Hale Capital Partners is a Sydney-based fund manager specialising in Australian industrial and logistics real estate. Backed by global private equity firm Warburg Pincus, the platform raised A$532 million for its second logistics fund series before deploying A$85 million into the Scoresby acquisition, reflecting a focused and well-capitalised approach to the sector.
What are typical industrial property yields in Melbourne's south-east?
Prime industrial assets in Melbourne's south-eastern corridor have traded at yields between approximately 4.75% and 5.50% over the past 18 months, depending on lease length, tenant quality, and asset condition. Continued low vacancy rates and strong occupier demand have kept yields at the tighter end of this range for institutional-grade stock.

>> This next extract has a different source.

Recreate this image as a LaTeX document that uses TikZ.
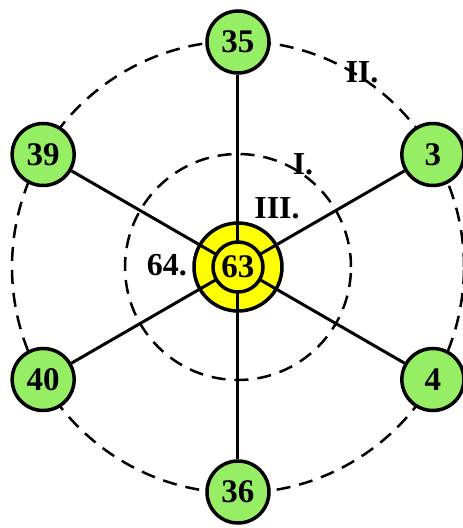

How does this deal compare to other Asia-Pacific industrial transactions in 2026?
At A$85 million, the Scoresby acquisition ranks as Melbourne's largest industrial deal of 2026 year-to-date. In the broader Asia-Pacific context, it is consistent with a pattern of private equity-backed platforms executing large-scale logistics acquisitions in Australia, Singapore, and Japan, where structural demand from e-commerce and supply chain investment continues to drive institutional capital flows.
What does this acquisition signal for future industrial property pricing in Australia?
The deal signals continued institutional confidence in Australian industrial property fundamentals. With supply pipelines constrained and occupier demand resilient, analysts expect further rental growth and potential yield compression in Melbourne and Sydney's prime industrial corridors through 2026 and 2027, making early positioning in quality assets increasingly important for investors.